The $30 billion project has been on the drawing board since 2014, following confirmation of huge offshore natural gas discoveries in the Indian Ocean.
But progress in negotiations with the group of foreign oil and gas companies entrusted with the project has been painstakingly slow, with Deloitte’s report citing uncertainty over the direction that Tanzania’s extractive industry is taking following recent regulatory reforms as a key reason for the apparent impasse.
Energy Minister, Medard Kalemani, recently disclosed fresh plans to reach a concrete host government agreement with the investors by September.
“We are keen to get this key project for the country’s sustainable economic wellbeing off the ground as soon as possible,” said Mr Kalemani.
The host government agreement will mark a crucial step towards reaching a final investment decision for the project.

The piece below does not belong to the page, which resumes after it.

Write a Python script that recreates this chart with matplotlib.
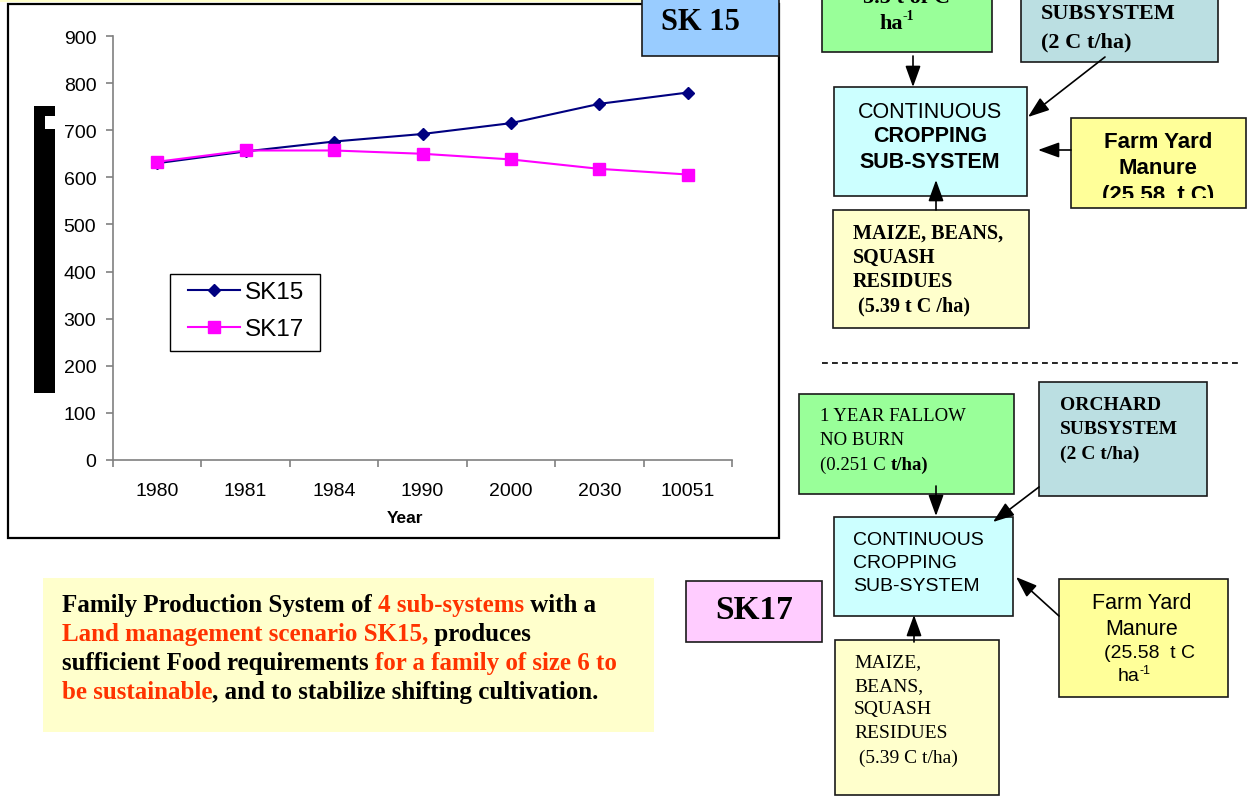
import matplotlib.pyplot as plt
from matplotlib.patches import Rectangle

years = ['1980', '1981', '1984', '1990', '2000', '2030', '10051']
sk15 = [630, 655, 676, 692, 715, 756, 780]
sk17 = [633, 657, 657, 650, 638, 618, 606]
y_ticks = [0, 100, 200, 300, 400, 500, 600, 700, 800, 900]

SANS = 'Liberation Sans'
SERIF = 'Liberation Serif'
RED = '#FF3300'

W, H = 1249, 803
fig = plt.figure(figsize=(W / 100, H / 100), dpi=100)

# chart axes, placed in pixel terms
ax = fig.add_axes([113 / W, 1 - 461 / H, (732 - 113) / W, (461 - 37) / H])
ax.patch.set_alpha(0)
xs = list(range(len(years)))
ax.plot(xs, sk15, color='#000080', marker='D', ms=6.5, lw=1.5, label='SK15')
ax.plot(xs, sk17, color='#FF00FF', marker='s', ms=8.5, lw=1.5, label='SK17')
ax.set_xlim(-0.5, len(years) - 0.5)
ax.set_ylim(0, 900)
ax.set_yticks(y_ticks)
ax.set_xticks([i - 0.5 for i in range(len(years) + 1)])
ax.set_xticklabels([])
ax.set_xticks(xs, minor=True)
ax.set_xticklabels(years, minor=True, fontsize=14, family=SANS)
ax.tick_params(axis='x', which='minor', length=0, pad=16)
ax.tick_params(axis='x', which='major', length=5, width=1.2, color='#808080', direction='out')
ax.tick_params(axis='y', length=5, width=1.2, color='#808080', pad=7, labelsize=14)
for lab in ax.get_yticklabels():
    lab.set_family(SANS)
for s in ['top', 'right']:
    ax.spines[s].set_visible(False)
for s in ['left', 'bottom']:
    ax.spines[s].set_color('#808080')
    ax.spines[s].set_linewidth(1.2)
ax.set_xlabel('Year', fontsize=12.5, fontweight='bold', family=SANS)
ax.xaxis.set_label_coords((405 - 113) / (732 - 113), -(519 - 461) / (461 - 37))
ax.xaxis.label.set_va('center')

# overlay for the slide boxes
ov = fig.add_axes([0, 0, 1, 1], zorder=5)
ov.patch.set_alpha(0)
ov.set_xlim(0, W)
ov.set_ylim(H, 0)
ov.axis('off')

# legend: frame drawn by hand, entries placed inside it
ov.add_patch(Rectangle((170, 275), 150, 77, fc='white', ec='black', lw=1.0, zorder=1))
leg = ax.legend(loc='upper left', bbox_to_anchor=(188, 282), bbox_transform=ov.transData,
                borderaxespad=0, frameon=False, prop={'family': SANS, 'size': 17.5},
                handlelength=2.15, handletextpad=0.2, labelspacing=0.63, borderpad=0,
                numpoints=1)
leg.set_zorder(6)
leg.remove()
ov.add_artist(leg)


def box(x0, y0, x1, y1, fc, lw=1.2):
    r = Rectangle((x0, y0), x1 - x0, y1 - y0, fc=fc, ec='#1a1a1a', lw=lw)
    ov.add_patch(r)
    return r


def txt(x, y, s, size, fam, bold=False, ha='left', color='black', **kw):
    return ov.text(x, y, s, fontsize=size, family=fam, fontweight='bold' if bold else 'normal',
                   ha=ha, va='center', color=color, **kw)


def arrow(x0, y0, x1, y1):
    ov.annotate('', xy=(x1, y1), xytext=(x0, y0),
                arrowprops=dict(arrowstyle='-|>,head_length=1.3,head_width=0.47', mutation_scale=10,
                                lw=1.2, color='black', shrinkA=0, shrinkB=0))


# top strip and chart frame
ov.add_patch(Rectangle((0, 0), 642, 3, fc='#FFFFCC', ec='none'))
ov.add_patch(Rectangle((8, 5), 771, 534, fill=False, ec='black', lw=1.6))
# garbled y-label block
ov.add_patch(Rectangle((34, 107), 21, 287, fc='black', ec='none'))
ov.add_patch(Rectangle((45, 117), 10, 13, fc='white', ec='none'))

# SK 15 label
box(642, -5, 779, 57, '#99CCFF')
txt(700, 23, 'SK 15', 22, SERIF, True, ha='center')

# ---- SK15 diagram (top)
box(822, -5, 992, 53, '#99FF99')
txt(907, -2, '5.5 t of C', 16, SERIF, True, ha='center')
t = txt(903, 24, 'ha', 16, SERIF, True, ha='right')
ov.annotate('-1', xy=(1, 0.85), xycoords=t, fontsize=10, family=SERIF, fontweight='bold',
            ha='left', va='center')
arrow(913, 57, 913, 88)

box(1021, -5, 1218, 63, '#BBDFE2')
txt(1041, 14, 'SUBSYSTEM', 16, SERIF, True)
txt(1041, 42, '(2 C t/ha)', 16, SERIF, True)
arrow(1105, 58, 1028, 118)

box(834, 88, 1027, 197, '#CCFFFF')
txt(930, 112, 'CONTINUOUS', 15.5, SANS, ha='center')
txt(930, 137, 'CROPPING', 15.5, SANS, True, ha='center')
txt(930, 163, 'SUB-SYSTEM', 15.5, SANS, True, ha='center')

box(1071, 119, 1246, 209, '#FFFF99')
txt(1158, 142, 'Farm Yard', 16, SANS, True, ha='center')
txt(1158, 168, 'Manure', 16, SANS, True, ha='center')
clip = Rectangle((1071, 119), 175, 80, transform=ov.transData, visible=False)
ov.add_patch(clip)
tc = txt(1158, 195, '(25.58  t C)', 16, SANS, True, ha='center')
tc.set_clip_on(True)
tc.set_clip_path(clip)
arrow(1071, 151, 1038, 151)

arrow(936, 211, 936, 181)
box(833, 211, 1029, 329, '#FFFFCC')
txt(853, 234, 'MAIZE, BEANS,', 14.5, SERIF, True)
txt(853, 258, 'SQUASH', 14.5, SERIF, True)
txt(853, 282, 'RESIDUES', 14.5, SERIF, True)
txt(853, 306, ' (5.39 t C /ha)', 14.5, SERIF, True)

ov.plot([822, 1242], [364, 364], color='black', lw=1.2, ls=(0, (3.5, 2.5)))

# ---- SK17 diagram (bottom)
box(799, 395, 1014, 495, '#99FF99')
txt(820, 417, '1 YEAR FALLOW', 13.5, SERIF)
txt(820, 441, 'NO BURN', 13.5, SERIF)
t = txt(820, 465, '(0.251 C ', 13.5, SERIF)
ov.annotate('t/ha)', xy=(1, 0.5), xycoords=t, fontsize=13.5, family=SERIF, fontweight='bold',
            ha='left', va='center')
arrow(936, 487, 936, 517)

box(1039, 383, 1207, 497, '#BBDFE2')
txt(1060, 406, 'ORCHARD', 14, SERIF, True)
txt(1060, 430, 'SUBSYSTEM', 14, SERIF, True)
txt(1060, 454, '(2 C t/ha)', 14, SERIF, True)
arrow(1039, 488, 993, 523)

box(834, 518, 1013, 617, '#CCFFFF')
txt(853, 541, 'CONTINUOUS', 14, SANS)
txt(853, 564, 'CROPPING', 14, SANS)
txt(853, 587, 'SUB-SYSTEM', 14, SANS)

box(686, 582, 822, 643, '#FFCCFF')
txt(754, 611, 'SK17', 24, SERIF, True, ha='center')

box(1059, 580, 1228, 698, '#FFFF99')
txt(1142, 604, 'Farm Yard', 15.5, SANS, ha='center')
txt(1142, 630, 'Manure', 15.5, SANS, ha='center')
txt(1150, 654, '(25.58  t C', 14, SANS, ha='center')
t = txt(1140, 677, 'ha', 14, SANS, ha='right')
ov.annotate('-1', xy=(1, 0.85), xycoords=t, fontsize=9, family=SANS, ha='left', va='center')
arrow(1059, 617, 1016, 578)

arrow(914, 643, 914, 616)
box(835, 641, 999, 796, '#FFFFCC')
txt(854, 663, 'MAIZE,', 14, SERIF)
txt(854, 687, 'BEANS,', 14, SERIF)
txt(854, 710, 'SQUASH', 14, SERIF)
txt(854, 734, 'RESIDUES', 14, SERIF)
txt(854, 758, ' (5.39 C t/ha)', 14, SERIF)

# ---- summary note
box(43, 579, 654, 733, '#FFFFCC', lw=0)
lines = [
    [('Family Production System of ', 'black'), ('4 sub-systems', RED), (' with a', 'black')],
    [('Land management scenario SK15,', RED), (' produces', 'black')],
    [('sufficient Food requirements ', 'black'), ('for a family of size 6 to', RED)],
    [('be sustainable', RED), (', and to stabilize shifting cultivation.', 'black')],
]
for i, segs in enumerate(lines):
    prev = None
    for s, c in segs:
        if prev is None:
            prev = txt(62, 606 + i * 29, s, 18, SERIF, True, color=c)
        else:
            prev = ov.annotate(s, xy=(1, 0.5), xycoords=prev, fontsize=18, family=SERIF,
                               fontweight='bold', color=c, ha='left', va='center')

fig.savefig('out.png', dpi=100)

Norway’s Equinor ASA, Exxon Mobil of the US, Britain’s Ophir Energy and the Royal Dutch Shell company form the multinational consortium behind the project, with the role of the state-run Tanzania Petroleum Development Corporation being one of the areas still being thrashed out at the negotiating table.
Tanzania has estimated recoverable natural gas reserves of over 50 trillion cubic feet.
According to the Deloitte report, once the Lindi onshore LNG facility becomes operational, the country will earn approximately $5 billion in estimated annual export revenues.
The report, African Oil and Gas State of Play, notes that Tanzania, Uganda and Mozambique are poised to challenge Nigeria’s dominance in sub-Saharan Africa in terms of FDI numbers directly related to the oil and gas sector.
At least 10 FDI projects with a total value of $3.2 billion have been announced in the past eight years.